Here is the longest_run() function that we wrote a little while ago:

def longest_run1(s, c):
    run = 0     
    max_run = 0 
    
    if c == "z":
        s += "y"
    else:
        s += "z"
    
    for ch in s:
        if ch != c:
            max_run = max(run, max_run)
            run = 0
        else:
            run += 1
    
    return max_run
    

The worst-case runtime complexity analysis for this function is pretty easy: we just have one loop, and each iteration of that loop takes a constant amount of time. The loop runs for n = len(s) times. The runtime is always the same for a given len(s), so there is no concern about worst-case runtime here.

The function will take an amount of time that's proportional to len(s). In other words, the worst-case runtime complexity of the function is $\mathcal{O}(n)$ for n = len(s).
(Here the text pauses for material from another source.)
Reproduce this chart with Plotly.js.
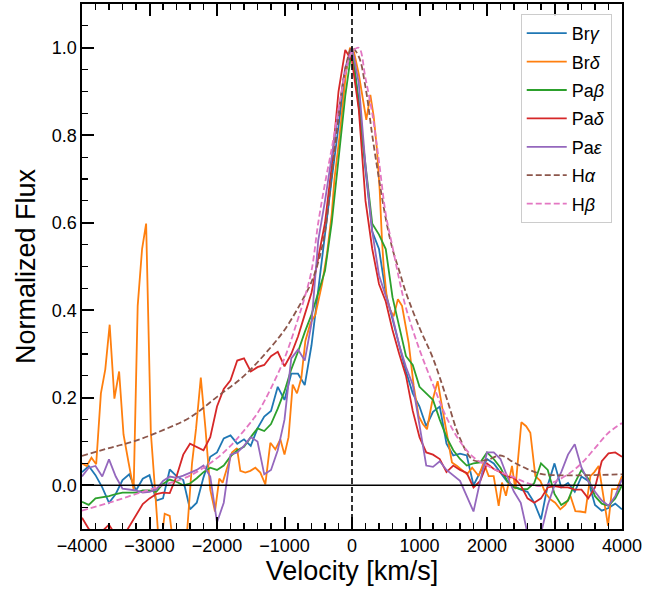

Here is another version of longest_run. This time, the strategy is to, in sequence:

Try to find a run of length len(s), and return len(s) if the run is found. Try to find a run of length len(s)-1, and return len(s)-1 if the run is found. Try to find a run of length len(s)-2, and return len(s)-2 if the run is found. And so on.

Because we start bu looking for a run of the maximal length (rather than length 0), this works. A short version of the code that's hard to analyze is:

def longest_run2(s, ch):
    for longest in range(len(s), -1, -1): 
        if ch*longest in s:
            return longest
    
    return 0 #Optional, 0 will be returned anyway since '' is in any string

Here is an easier-to-analyze version:

def longest_run2(s, ch):
    for longest in range(len(s), -1, -1): 
        cur_run = 0
        for i in range(len(s)): 
            if s[i] == ch:
                cur_run += 1
            else:
                cur_run = 0
                
            if cur_run == longest:
                return longest
    return 0

It's not true that each iteration of the outer loop runs for a constant amount of time -- the time it takes to run one iteration of the outer loop depends on len(s). Here, we also have different cases -- in the best case, we return almost right away; in the worst case, we don't return until we reach return 0.

An iteration of the inner loop does take a constant amount of time. In the worst case, for every iteration of the outer loop, the inner loop runs len(s) times. The outer loop also runs len(s) times. That means that the block of code starting from if s[i] == ch will run for a total of len(s)*len(s) = len(s)^2 times.

That means that the worst-case runtime complexity of the function is $\mathcal{O}(n^2)$, where n = len(s).